John the Baptist was the popular forerunner of Jesus. He acts as the precursor – the one that came to prepare the way for the coming of the Messiah. His birth brings joy not only to the family and the Jewish nation in particular but to the entire humanity. The name he is given is John and not Zechariah because his role transcends familial history and traditions. Every Christian like John the Baptist has a vocation to be a harbinger of the Good News.
On the day of his birth people wondered: ‘What will this child turn out to be?’ they wondered. The Gospel of today tells us that the hand of the Lord was with him. He grew up and his spirit matured. He became one of the most courageous and faithful prophets to ever exist. The personality of John the Baptist looms very large in the Gospel narratives. Apart from preparing the way of the Lord (Lk 1:76), he is the voice that preaches repentance in the wilderness (Mt 3:1-12); He had the privilege of baptizing Jesus (Mt 3:13-17); he came with the spirit of Elijah (Mt 17:13), etc. His courage will lead him into a fiery condemnation of Herod’s immoral acts which will eventually cost him his freedom and his life. That is the ultimate price to pay for being a preacher of the Gospel, a Christian.

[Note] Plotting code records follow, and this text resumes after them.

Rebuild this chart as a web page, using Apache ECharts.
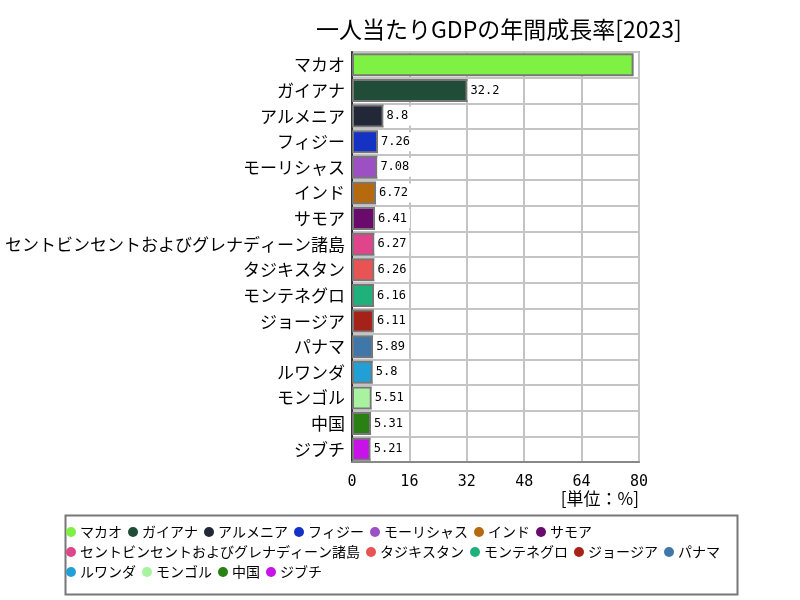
<!DOCTYPE html>
<html><head><meta charset="utf-8">
<script src="https://cdn.jsdelivr.net/npm/echarts@6/dist/echarts.min.js"></script>
<style>html,body{margin:0;padding:0;background:#fff}#c{width:800px;height:600px}</style>
</head><body><div id="c"></div>
<script>
const categories = ["マカオ","ガイアナ","アルメニア","フィジー","モーリシャス","インド","サモア","セントビンセントおよびグレナディーン諸島","タジキスタン","モンテネグロ","ジョージア","パナマ","ルワンダ","モンゴル","中国","ジブチ"];
const values = [78.5,32.2,8.8,7.26,7.08,6.72,6.41,6.27,6.26,6.16,6.11,5.89,5.8,5.51,5.31,5.21];
const colors = ["#7ff044","#1f4d38","#232838","#1432c4","#9c50c4","#b56a10","#6a0a6c","#e0448a","#e85454","#20b07c","#a52218","#3f78a8","#22a0d6","#a8f2a0","#2a8014","#c812ea"];
const xTicks = [0,16,32,48,64,80];

const series = categories.map((name, i) => ({
  name: name,
  type: 'bar',
  stack: 'all',
  barWidth: '90%',
  data: categories.map((c, j) => j === i ? values[i] : null),
  itemStyle: { color: colors[i], borderColor: '#777', borderWidth: 2 },
  label: {
    show: i !== 0,
    position: 'right',
    distance: 0,
    formatter: p => String(p.value),
    fontFamily: 'DejaVu Sans Mono',
    fontSize: 12,
    color: '#000',
    backgroundColor: '#fff',
    padding: [4, 3, 3, 3]
  }
}));

const chart = echarts.init(document.getElementById('c'));
chart.setOption({
  animation: false,
  backgroundColor: '#fff',
  title: {
    text: '一人当たりGDPの年間成長率[2023]',
    left: 311, top: 13,
    textStyle: { fontFamily: 'Noto Sans CJK JP', fontSize: 23, fontWeight: 'normal', color: '#000' }
  },
  grid: { left: 352, right: 161, top: 52, bottom: 138, show: true, borderColor: '#aaa', borderWidth: 2, backgroundColor: '#fff' },
  xAxis: {
    type: 'value', min: 0, max: 80, interval: 16,
    name: '[単位：%]', nameLocation: 'end',
    nameGap: 0,
    nameTextStyle: { fontFamily: 'Noto Sans CJK JP', fontSize: 17, color: '#000', align: 'right', verticalAlign: 'top', padding: [28, 0, 0, 0] },
    axisLine: { show: true, lineStyle: { color: '#888', width: 2 } },
    axisTick: { show: false },
    splitLine: { lineStyle: { color: '#c4c4c4', width: 2 } },
    axisLabel: { fontFamily: 'DejaVu Sans Mono', fontSize: 15, color: '#000', margin: 13,
      formatter: v => xTicks.includes(v) ? String(v) : '' }
  },
  yAxis: {
    type: 'category', data: categories, inverse: true,
    axisLine: { show: true, lineStyle: { color: '#333', width: 2 } },
    axisTick: { show: false },
    splitLine: { show: true, lineStyle: { color: '#c4c4c4', width: 2 } },
    axisLabel: { fontFamily: 'Noto Sans CJK JP', fontSize: 17, color: '#000', margin: 7 }
  },
  legend: {
    left: 64, top: 514, width: 672,
    data: categories,
    icon: 'circle', itemWidth: 10, itemHeight: 10, itemGap: 6,
    itemStyle: { borderWidth: 0 },
    padding: [11, 4, 6, 2],
    textStyle: { fontFamily: 'Noto Sans CJK JP', fontSize: 14, color: '#000', padding: [0, 5, 0, -1] }
  },
  graphic: [{
    type: 'rect', left: 63, top: 513, silent: true,
    shape: { width: 672, height: 79 },
    style: { fill: null, stroke: '#777', lineWidth: 2 }
  }],
  series: series
});
</script></body></html>
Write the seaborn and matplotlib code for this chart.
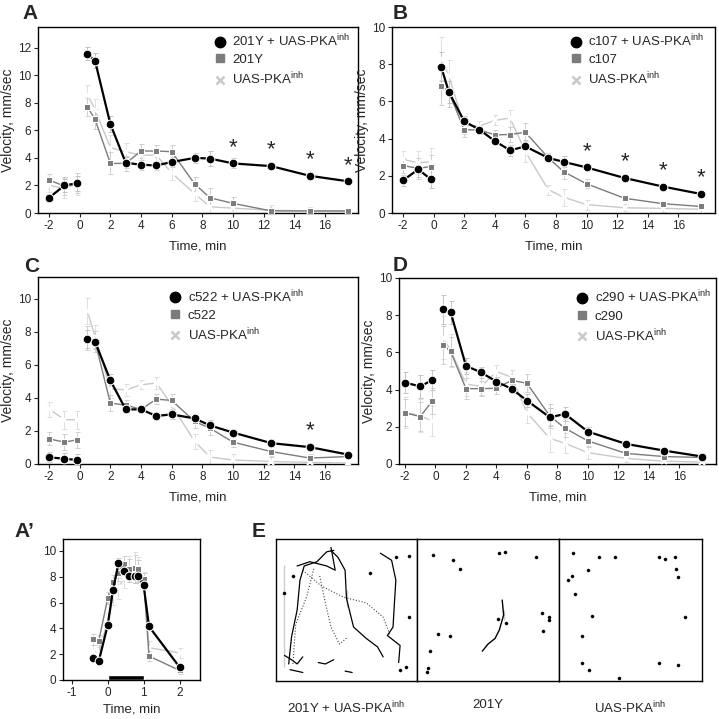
import matplotlib
matplotlib.use('Agg')
import matplotlib.pyplot as plt
from matplotlib.lines import Line2D
import seaborn as sns

sns.set_style('ticks')
plt.rcParams['font.family'] = ['Liberation Sans', 'DejaVu Sans']
plt.rcParams['mathtext.fontset'] = 'custom'
plt.rcParams['mathtext.rm'] = 'Liberation Sans'
plt.rcParams['axes.unicode_minus'] = False

W, H = 719, 719

# time points (min) for panels A-D; first three are pre-stimulus
time = [-2, -1, -0.2, 0.5, 1, 2, 3, 4, 5, 6, 7.5, 8.5, 10, 12.5, 15, 17.5]

# panel A: 201Y
a_black = [1.1, 2.0, 2.15, 11.55, 11.05, 6.45, 3.65, 3.5, 3.45, 3.7, 4.0, 3.95, 3.6, 3.4, 2.7, 2.3]
a_grey = [2.4, 1.95, 2.15, 7.7, 6.8, 3.6, 3.6, 4.5, 4.5, 4.45, 2.1, 1.1, 0.7, 0.15, 0.15, 0.15]
a_light = [2.0, 1.8, 2.1, 8.6, 7.5, 4.75, 4.45, 4.2, 4.2, 2.9, 1.4, 0.45, 0.35, 0.2, 0.15, 0.1]
a_err = [0.5, 0.8, 0.9, 0.8, 0.9, 1.0, 0.7, 0.6, 0.5, 0.6, 0.6, 0.9, 0.6, 0.4, 0.3, 0.3]
a_stars = [10, 12.5, 15, 17.5]

# panel B: c107
b_black = [1.75, 2.35, 1.82, 7.85, 6.5, 4.93, 4.48, 3.87, 3.37, 3.58, 2.96, 2.75, 2.45, 1.88, 1.42, 1.02]
b_grey = [2.55, 2.4, 2.5, 6.85, 6.5, 4.47, 4.47, 4.2, 4.22, 4.34, 2.97, 2.22, 1.57, 0.79, 0.5, 0.35]
b_light = [2.88, 2.7, 2.75, 8.3, 7.35, 4.7, 4.68, 4.98, 5.1, 3.3, 1.25, 0.85, 0.45, 0.28, 0.25, 0.2]
b_err = [0.5, 0.7, 0.8, 1.3, 1.0, 0.5, 0.3, 0.3, 0.5, 0.6, 0.3, 0.5, 0.3, 0.2, 0.2, 0.2]
b_stars = [10, 12.5, 15, 17.5]

# panel C: c522
c_black = [0.4, 0.32, 0.24, 7.57, 7.4, 5.05, 3.3, 3.3, 2.9, 3.0, 2.75, 2.33, 1.9, 1.26, 1.02, 0.57]
c_grey = [1.52, 1.32, 1.46, 7.6, 7.4, 3.68, 3.56, 3.3, 3.92, 3.84, 2.57, 2.16, 1.32, 0.75, 0.36, 0.45]
c_light = [3.32, 2.68, 2.67, 9.25, 7.7, 4.55, 4.48, 4.78, 4.9, 3.55, 1.36, 0.42, 0.24, 0.15, 0.1, 0.06]
c_err = [0.5, 0.6, 0.6, 0.9, 0.8, 0.6, 0.4, 0.3, 0.4, 0.5, 0.5, 0.5, 0.4, 0.4, 0.3, 0.2]
c_stars = [15]

# panel D: c290
d_black = [4.38, 4.17, 4.52, 8.33, 8.15, 5.28, 4.92, 4.43, 4.04, 3.41, 2.51, 2.69, 1.74, 1.08, 0.72, 0.4]
d_grey = [2.75, 2.55, 3.39, 6.4, 6.05, 4.05, 4.05, 4.07, 4.5, 4.34, 2.58, 1.92, 1.24, 0.57, 0.4, 0.35]
d_light = [2.77, 2.6, 2.3, 6.8, 6.1, 4.3, 4.17, 4.97, 4.67, 2.76, 1.38, 1.11, 0.61, 0.3, 0.15, 0.1]
d_err = [0.9, 1.0, 0.9, 1.3, 1.0, 0.7, 0.5, 0.4, 0.4, 0.6, 0.8, 0.6, 0.4, 0.2, 0.2, 0.1]
d_stars = []

# panel A': 201Y, fine time resolution around stimulus
ap_time = [-0.4, -0.25, 0, 0.15, 0.3, 0.45, 0.6, 0.75, 0.85, 1.0, 1.15, 2.0]
ap_black = [1.7, 1.45, 4.25, 7.0, 9.05, 8.45, 8.1, 8.1, 8.05, 7.35, 4.15, 1.0]
ap_grey = [3.15, 3.0, 6.35, 7.6, 8.3, 9.0, 8.6, 8.7, 8.6, 7.85, 1.85, 0.75]
ap_light = [2.25, 2.1, 4.6, 6.5, 7.1, 7.9, 8.6, 8.7, 8.6, 7.8, 2.5, 2.1]
ap_err = [0.5, 0.6, 0.6, 0.7, 0.8, 0.8, 1.0, 1.2, 0.9, 0.6, 0.5, 0.4]

# panel E: tracks (normalized box coordinates)
e1_paths = [
    [(0.06, 0.92), (0.06, 0.62), (0.06, 0.10)],
    [(0.09, 0.12), (0.11, 0.31), (0.15, 0.50), (0.17, 0.71), (0.20, 0.81), (0.29, 0.84), (0.36, 0.91), (0.41, 0.92)],
    [(0.39, 0.92), (0.44, 0.87), (0.49, 0.78), (0.50, 0.64), (0.50, 0.52), (0.55, 0.38), (0.64, 0.30), (0.72, 0.24), (0.76, 0.17)],
    [(0.74, 0.90), (0.82, 0.85), (0.85, 0.71), (0.84, 0.55), (0.83, 0.38), (0.79, 0.32), (0.88, 0.25), (0.87, 0.13)],
    [(0.15, 0.81), (0.24, 0.84), (0.36, 0.81), (0.42, 0.78), (0.39, 0.94)],
    [(0.06, 0.18), (0.11, 0.15), (0.15, 0.12), (0.19, 0.17)],
    [(0.30, 0.13), (0.35, 0.12), (0.41, 0.15)],
    [(0.49, 0.07), (0.54, 0.06)],
    [(0.10, 0.08), (0.19, 0.06)],
]
e1_dotted = [
    [(0.19, 0.78), (0.32, 0.67), (0.48, 0.59), (0.64, 0.55), (0.76, 0.45), (0.81, 0.32)],
    [(0.31, 0.74), (0.35, 0.55), (0.39, 0.38), (0.45, 0.26), (0.51, 0.31)],
    [(0.12, 0.12), (0.14, 0.40), (0.22, 0.60), (0.27, 0.80)],
]
e1_dots = [(0.67, 0.76), (0.94, 0.45), (0.85, 0.87), (0.94, 0.88), (0.12, 0.74),
           (0.06, 0.62), (0.92, 0.10), (0.88, 0.08)]
e2_path = [(0.46, 0.21), (0.50, 0.26), (0.55, 0.30), (0.58, 0.36), (0.61, 0.43), (0.61, 0.50), (0.60, 0.57)]
e2_dots = [(0.11, 0.89), (0.25, 0.85), (0.30, 0.79), (0.58, 0.90), (0.62, 0.91), (0.84, 0.87),
           (0.88, 0.48), (0.93, 0.45), (0.93, 0.43), (0.57, 0.44), (0.63, 0.41), (0.89, 0.35),
           (0.15, 0.33), (0.23, 0.32), (0.09, 0.21), (0.08, 0.09), (0.07, 0.06)]
e3_dots = [(0.10, 0.90), (0.28, 0.87), (0.39, 0.87), (0.70, 0.87), (0.74, 0.86), (0.81, 0.87),
           (0.20, 0.78), (0.82, 0.79), (0.09, 0.74), (0.06, 0.71), (0.83, 0.73), (0.11, 0.61),
           (0.23, 0.46), (0.88, 0.45), (0.16, 0.32), (0.16, 0.13), (0.21, 0.08), (0.70, 0.13),
           (0.83, 0.11), (0.42, 0.02)]

INH = r'UAS-PKA$^{\mathrm{inh}}$'
STYLES = {
    'light': dict(color='#c9c9c9', marker='x', markersize=4.5, markeredgewidth=1.6, linewidth=1.0),
    'grey': dict(color='#7c7c7c', marker='s', markersize=4.8, linewidth=1.0),
    'black': dict(color='black', marker='o', markersize=6.3, linewidth=1.6),
}
ERR_COLORS = {'light': '#dedede', 'grey': '#cfcfcf', 'black': '#c4c4c4'}


def px_axes(fig, left, top, right, bottom):
    return fig.add_axes([left / W, 1 - bottom / H, (right - left) / W, (bottom - top) / H])


def draw_series(ax, t, y, err, key, split=3):
    # errors drawn faintly behind lines; pre- and post-stimulus parts not joined
    ax.errorbar(t, y, yerr=err, fmt='none', ecolor=ERR_COLORS[key], elinewidth=0.7,
                capsize=1.8, capthick=0.7, zorder=1)
    for seg in (slice(0, split), slice(split, None)):
        sns.lineplot(x=t[seg], y=y[seg], ax=ax, sort=False, zorder=3, **STYLES[key])


def style_axes(ax):
    for s in ax.spines.values():
        s.set_visible(True)
        s.set_linewidth(1.0)
        s.set_color('black')
    ax.tick_params(direction='out', length=3, width=0.8, labelsize=8.5, pad=2)
    ax.set_xlabel('')
    ax.set_ylabel('')


def main_panel(fig, box, xlim, ylim, data, stars, name, leg_pos):
    ax = px_axes(fig, *box)
    black, grey, light, err = data
    draw_series(ax, time, light, [e * 0.9 for e in err], 'light')
    draw_series(ax, time, grey, [e * 0.8 for e in err], 'grey')
    draw_series(ax, time, black, [e * 0.6 for e in err], 'black')
    for s in stars:
        ax.annotate('*', (s, black[time.index(s)]), xytext=(0, 4), textcoords='offset points',
                    ha='center', va='bottom', fontsize=16, zorder=5)
    ax.set_xlim(*xlim)
    ax.set_ylim(*ylim)
    ax.set_xticks(range(-2, 17, 2))
    ax.set_yticks(range(0, int(ylim[1]) + 1, 2))
    style_axes(ax)
    ax.set_xlabel('Time, min', fontsize=9.5, labelpad=6)
    ax.set_ylabel('Velocity, mm/sec', fontsize=10, labelpad=2)
    handles = [
        Line2D([], [], ls='none', marker='o', color='black', markersize=7.5),
        Line2D([], [], ls='none', marker='s', color='#7c7c7c', markersize=5.5),
        Line2D([], [], ls='none', marker='x', color='#c9c9c9', markersize=5.5, markeredgewidth=1.8),
    ]
    labels = [name + ' + ' + INH, name, INH]
    ax.legend(handles, labels, loc='upper left', bbox_to_anchor=leg_pos, frameon=False,
              fontsize=9.5, handlelength=0.9, handletextpad=0.5, labelspacing=0.35,
              borderaxespad=0, borderpad=0)
    return ax


fig = plt.figure(figsize=(W / 100, H / 100), dpi=100)

main_panel(fig, (38, 27, 358, 213), (-2.72, 18.15), (0, 13.5),
           (a_black, a_grey, a_light, a_err), a_stars, '201Y', (0.55, 0.97))
main_panel(fig, (392, 27, 715, 213), (-2.72, 18.4), (0, 10),
           (b_black, b_grey, b_light, b_err), b_stars, 'c107', (0.55, 0.97))
main_panel(fig, (38, 277, 358, 464), (-2.72, 18.15), (0, 11.3),
           (c_black, c_grey, c_light, c_err), c_stars, 'c522', (0.41, 0.94))
main_panel(fig, (399, 278, 716, 464), (-2.39, 18.4), (0, 10),
           (d_black, d_grey, d_light, d_err), d_stars, 'c290', (0.56, 0.94))

# panel A'
axp = px_axes(fig, 63, 539, 200, 680)
draw_series(axp, ap_time, ap_light, ap_err, 'light', split=0)
draw_series(axp, ap_time, ap_grey, [e * 0.8 for e in ap_err], 'grey', split=0)
draw_series(axp, ap_time, ap_black, [e * 0.5 for e in ap_err], 'black', split=0)
axp.bar([0.5], [0.42], width=1.0, bottom=0, color='black', zorder=4)
axp.set_xlim(-1.245, 2.57)
axp.set_ylim(0, 10.93)
axp.set_xticks([-1, 0, 1, 2])
axp.set_yticks(range(0, 11, 2))
style_axes(axp)
axp.set_xlabel('Time, min', fontsize=9.5, labelpad=3)

# panel E: three tracking frames
e_boxes = [(276, 417), (417, 559), (559, 702)]
e_labels = ['201Y + ' + INH, '201Y', INH]
e_axes = []
for (l, r), lab in zip(e_boxes, e_labels):
    ax = px_axes(fig, l, 539, r, 681)
    ax.set_xlim(0, 1)
    ax.set_ylim(0, 1)
    ax.set_xticks([])
    ax.set_yticks([])
    for s in ax.spines.values():
        s.set_visible(True)
        s.set_linewidth(1.0)
        s.set_color('black')
    ax.text(0.5, -0.13, lab, transform=ax.transAxes, ha='center', va='top', fontsize=9.5)
    e_axes.append(ax)

for p in e1_paths:
    sns.lineplot(x=[q[0] for q in p], y=[q[1] for q in p], ax=e_axes[0], sort=False,
                 color='black', linewidth=0.9)
for p in e1_dotted:
    sns.lineplot(x=[q[0] for q in p], y=[q[1] for q in p], ax=e_axes[0], sort=False,
                 color='#444444', linewidth=0.8, linestyle=':')
sns.lineplot(x=[q[0] for q in e2_path], y=[q[1] for q in e2_path], ax=e_axes[1], sort=False,
             color='black', linewidth=1.0)
for ax, dots in zip(e_axes, (e1_dots, e2_dots, e3_dots)):
    sns.scatterplot(x=[q[0] for q in dots], y=[q[1] for q in dots], ax=ax, color='black',
                    s=5, marker='o', edgecolor='black', linewidth=0.3)
    ax.set_xlabel('')
    ax.set_ylabel('')

# panel letters
for x, y, letter in [(22, 19, 'A'), (393, 19, 'B'), (24, 272, 'C'), (393, 271, 'D'),
                     (14, 537, 'A\u2019'), (252, 537, 'E')]:
    fig.text(x / W, 1 - y / H, letter, fontsize=15, fontweight='bold', va='baseline')

fig.savefig('out.png', dpi=100)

He remained faithful to his calling even to offering his life and giving his head in a little girl’s plate. It must mean that the fidelity that God promises his prophets may be for eternity and not prevention from physical harm or death. We are called today to free ourselves from our morbid fear of death, which often paralyses us from speaking and acting prophetically.
One thing to learn from John the Baptist is his humility. He would always reiterate his lowly position in the face of Jesus. John is only a messenger sent to prepare the way of the Lord. He uses the metaphor of the bridegroom and his attendants to depict his relationship with Jesus. The bridegroom’s attendant is happy just by hearing the voice of the bridegroom. As the one that comes from heaven, Jesus has the full authority of God. And anyone who believes in his words will have entry into the kingdom of God. But there are some questions for reflection. Can one compare the humility of John with that of any modern day “man of God?” Can there be a combination of power and humility again among us? Is any of the so-called modern day miracle workers ready to accept the authority of the other? Can such people claim to be messengers of the same God as John the Baptist? As we aspire to be Children of God we must emulate the qualities of John the Baptist by being humble, courageous and faithful.